After checking in and a heavenly shower, we convened in Steve’s room for some room service. He negotiated the order and before long we were enjoying a made to order omelets, fried pork goodies and a fiery veggie dish. Steve ordered eggs that were steeped in a fish sauce that was too steep a gustatory gradient for either of us to climb. No matter, it was off to bed about 4 AM.
At 8 AM this today, I realized that my sleep at 36K feet not only painlessly transported me across 1/3 of Asia, but it allowed me to wake ready for a proper breakfast while it was actually being served!
I headed off to the hotel restaurant for their buffet breakfast. I felt a little awkward passing tables of business suited Asian men, apparently fueling up for another Monday coaxing this Eastern phoenix to rise from its squalid past. The food was a tasty mix of East and West, eggs, noodles, tasty vanilla muffins along with the best tasting pineapple and watermelon I’ve ever enjoyed. Plate after plate, cup after cup of delicious strong coffee made me think I was enjoying a premonition of flavors to come.
Although the cost was exorbitant, at nearly $9 for breakfast, I enjoyed the welcome “Asia-lite” experience to begin my visit.

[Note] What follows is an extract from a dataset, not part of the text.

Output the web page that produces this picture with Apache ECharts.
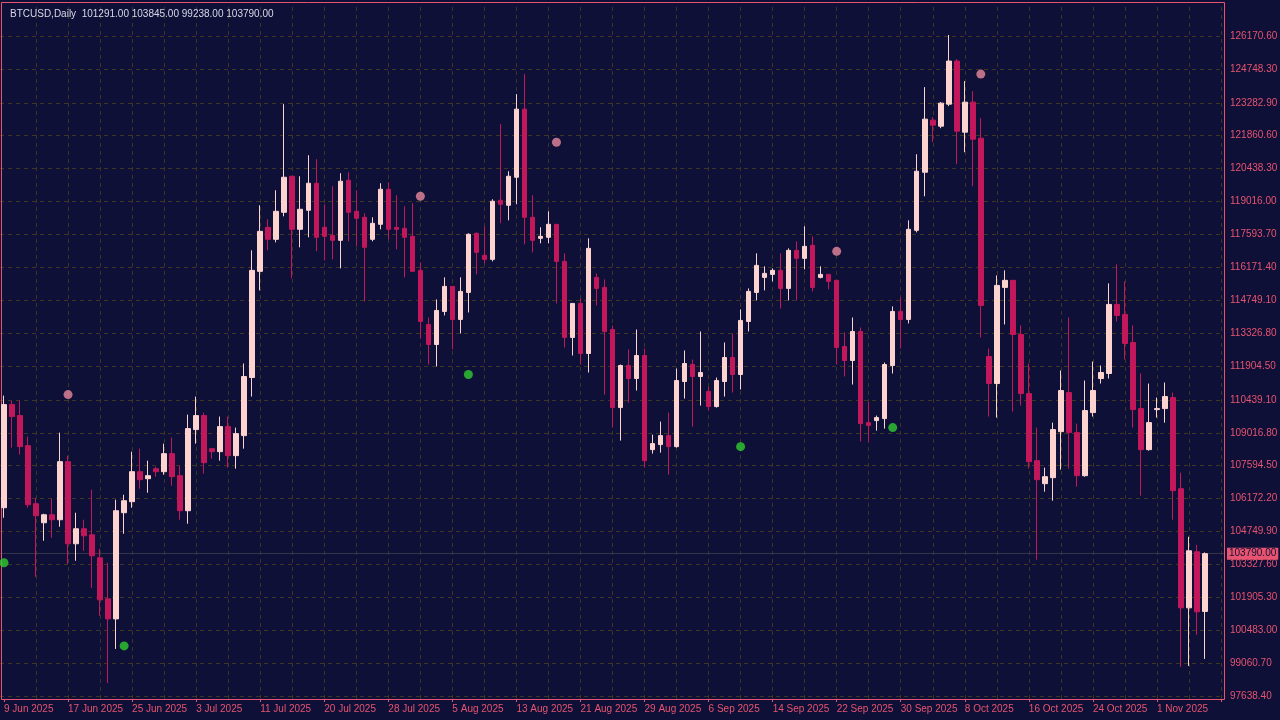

I’m betting cheaper and even tastier delights await.
As I devoured the first ground food in nearly two days I enjoyed the panoramic view of downtown Bangkok framed in the gleaming granite of the hotel dining room. Before long, the serious horde of Asian businessmen and khaki clad officials vanished and the more bedraggled tee shirt and shorts of the western holiday crowd filled the tables. Suddenly I blended in!
The view over the shoulders of my fellow diners out into downtown reinforced the impression of a rising phoenix. Corrugated tin roofs seemed to be losing ground to grand towers and cranes that dominated the skyline. The stark contrasts of the third world were obvious even from the sanitary distance of this upscale restaurant.
We’ll be entering that world in a little while.